Nolan looked at her for a moment. Then he lowered the Heart of the Furnace.

He raised one hand, vibranium fingers spread, and let his gaze move across all three of them.

"My rules here are few. First: everyone from the Adeptus Mechanicus will respect the lives of others. There are no servitors in this base. Human experimentation without my explicit authorization is forbidden. Violators will be executed."

None of them moved.

"Second: any research into restricted or prohibited areas requires a roundtable review and approval from at least three people before it proceeds. Violators will also be executed."

The Tech-Priest and the engineer exchanged a glance.

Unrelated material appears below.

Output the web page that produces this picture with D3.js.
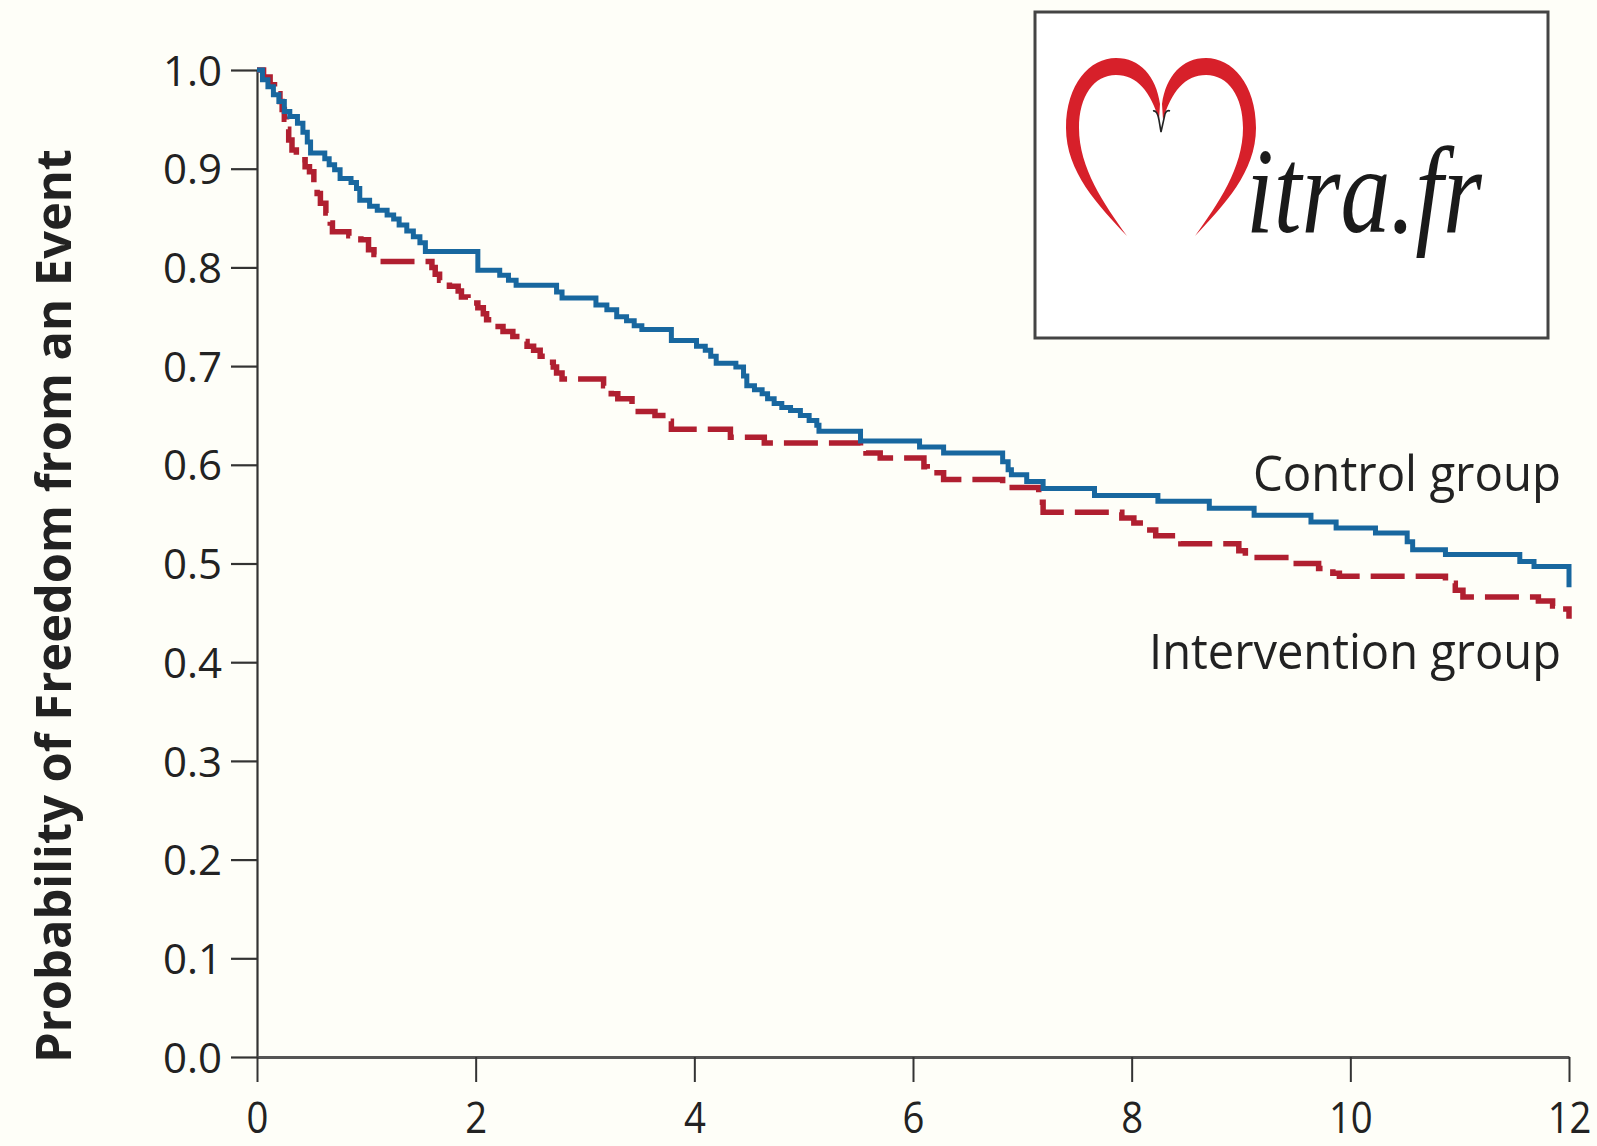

The kind that passed between people who had been bracing for something far worse.

"Third: everyone here is expected to contribute to scientific work, actively or otherwise. If you are concerned about making mistakes, do the work you know best. But if I discover that anyone is conducting unauthorized activities behind my back, you already understand what follows."

He lowered his hand.

"Beyond that, there are no other restrictions. It is, by most reasonable standards, a considerable degree of freedom."

The Tech-Priest let out a breath that was almost audible. The engineer's shoulders dropped slightly. They were men who had made contingency plans for much darker outcomes than this.

The female Sage was quiet for a moment longer. When she spoke again, her voice carried the same measured quality as before, but something in it had settled.

"Thank you for your hospitality, Lord Primarch. I will serve you and the Emperor to the fullest extent of my capability." She paused. "I hold detailed schematics for several ancient vehicle patterns, and my competence extends across a broad range of mechanical disciplines. This place may allow my research to reach levels it could not elsewhere."

Another brief pause.

"You may call me Sage Neil." She turned her masked face very slightly toward the frozen Castellan mech. "And if it is not too much to ask: would you release the mental restraints on my iron friend?"

David's optical sensors shifted toward Nolan.

Nolan studied Sage Neil for another moment. Then he nodded once.

"Now," he said, "you can go and meet the one who will be your superior: my only Tech-Priest, Reditus."